For much of the last few years, the stock market has been moving relentlessly up – so much so that the recent volatility (and downturn) comes as a surprise to many. It should not. No business cycle lasts forever. We are in the midst of one of the longest running periods of growth in the U.S. economy. In fact, we are currently in the midst of one of the longest business expansion cycles ever.
When placed in the context of this long period of business expansion, the growth in the Big Law sector seems particularly unimpressive. The growth of alternative providers, the expansion of in-house legal teams and the general tightening of legal budgets since the Great Recession means that demand for services of Big Law firms remains flat (or perhaps with some small growth). In their 2018 Report on the State of the Legal Market, Georgetown Law and Thomson Reuters argue that these pressures are driving a fundamental change in the market:
The market for law firm services is being transformed – by clients, by law firms that ‘get it’ and by alternative service providers – and that pace of change in the transformational process is accelerating.

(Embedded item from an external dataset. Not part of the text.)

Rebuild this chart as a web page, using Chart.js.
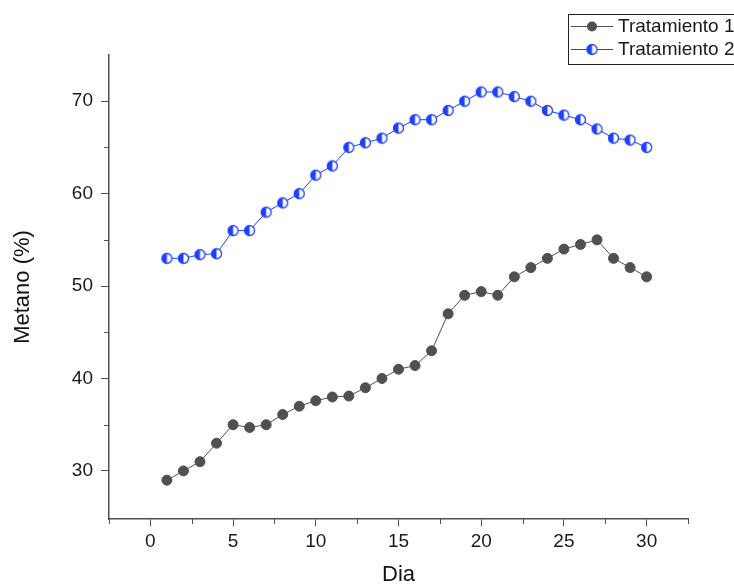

No question that the market has shifted. We have seen these forces at work for a number of years, but it is now coming into clearer focus.
With due respect, however, their conclusion wildly overstates the pace of actual change in law firms.
The Real Pace of Change, Economic Realities for Law Firms
First, if you look at data like the Altman Weil 2017 Survey of Chief Legal Officers, you will see something interesting. For the past five years, the budget allocations between in-house counsel, law firms and alternative service providers has remained relatively stable. If anything, the amount of budget allocated to alternative service providers has dropped a bit in the past couple of years. Change – most certainly. An accelerating pace of change? Reasonable minds can differ.
Second, if you look at most of the reports on law firm economic performance, the story they tell for this year is much the same as it has been for many years. Yes, there is increased stratification in the industry – the super rich law firms are growing profits faster than the rest of the market. This certainly reflects the continued distinction buyers are drawing between routine legal work and bespoke, complex work. It is also true that alternative providers continue to pull off portions of the market (an estimated $8.4 billion). But, at the same time, a large driver for increased profitability for law firms continues to be the old staple – increased billing rates. According to Peer Monitor, demand was relatively flat in 2017 while rates grew 3.1% – the best performance since 2014.
So, in an expanding business climate, we see a relatively flat market. One in which many firms – despite all the discussion about different models or change in the practice – continue to achieve growth largely through rate growth. If this is happening in the middle of one of the longest periods of business expansion in the country’s history, what happens when the U.S. business cycle turns from one of expansion to one of retraction?
In the last recession, we saw a dramatic change in buying habits of corporations. What leads us to believe that the next recession will not accelerate that change? Putting aside those top 20 firms, what will this mean for the rest of the legal industry? The industry coped with the last recession largely by cutting costs. Certainly, there has been some creep in spending and therefore there will be some opportunity to cut costs – but nowhere near the levels of 2008.
Firms that base their business model largely on increasing rates, however modestly, and thus growing profits, will be challenged to survive.
Navigating Next Bear Market Will Require More Than Talk
What about those firms that ‘get it’ – to use Georgetown’s terms? There has certainly been much talk about innovation over the past few years in the industry. One cannot turn around without bumping into a conference about disruption or change or the impact of technology on the legal industry. Hopping on the marketing bandwagon for innovation has been a big part of the industry over the past few years.
What I assume Georgetown means by ‘get it’ – certainly what I understand by the term – is not those firms that simply talk about change or chatter about finding a different way to compete. It is those firms that have learned to apply innovation to deliver superior client experiences. Buyers of legal services are too smart and have learned too much by working – even slightly – with alternative service providers or more nimble firms or technology companies. When the next downturn occurs, this change process will accelerate at a pace unlike any we have seen to date. Those firms that have learned to apply innovation will be better positioned to meet the buyers’ needs.
Applied innovation means doing the hard work to mesh people, process and technology – with a consistent eye on solutions for client problems. It is not difficult to buy or even build technology applications. It is far more difficult to maximize the value of that technology. To do so requires a deep understanding of the abilities of the people involved and the process that knits it together. “It’s easier and sexier to build a bad product than it is to advocate for systemic change,” wrote Nicole Bradick in “Technology Can’t Solve all of Our Problems,” (Medium, Feb. 15, 2018).
Applying innovation to drive different levels of client service is not easy and not for the faint of heart. Yet there is a window – certainly one can hope for a long one – for firms to use this period of business expansion to lay the grounds for success in meeting the challenges of the next downturn. Or perhaps we just hope that we never encounter another recession.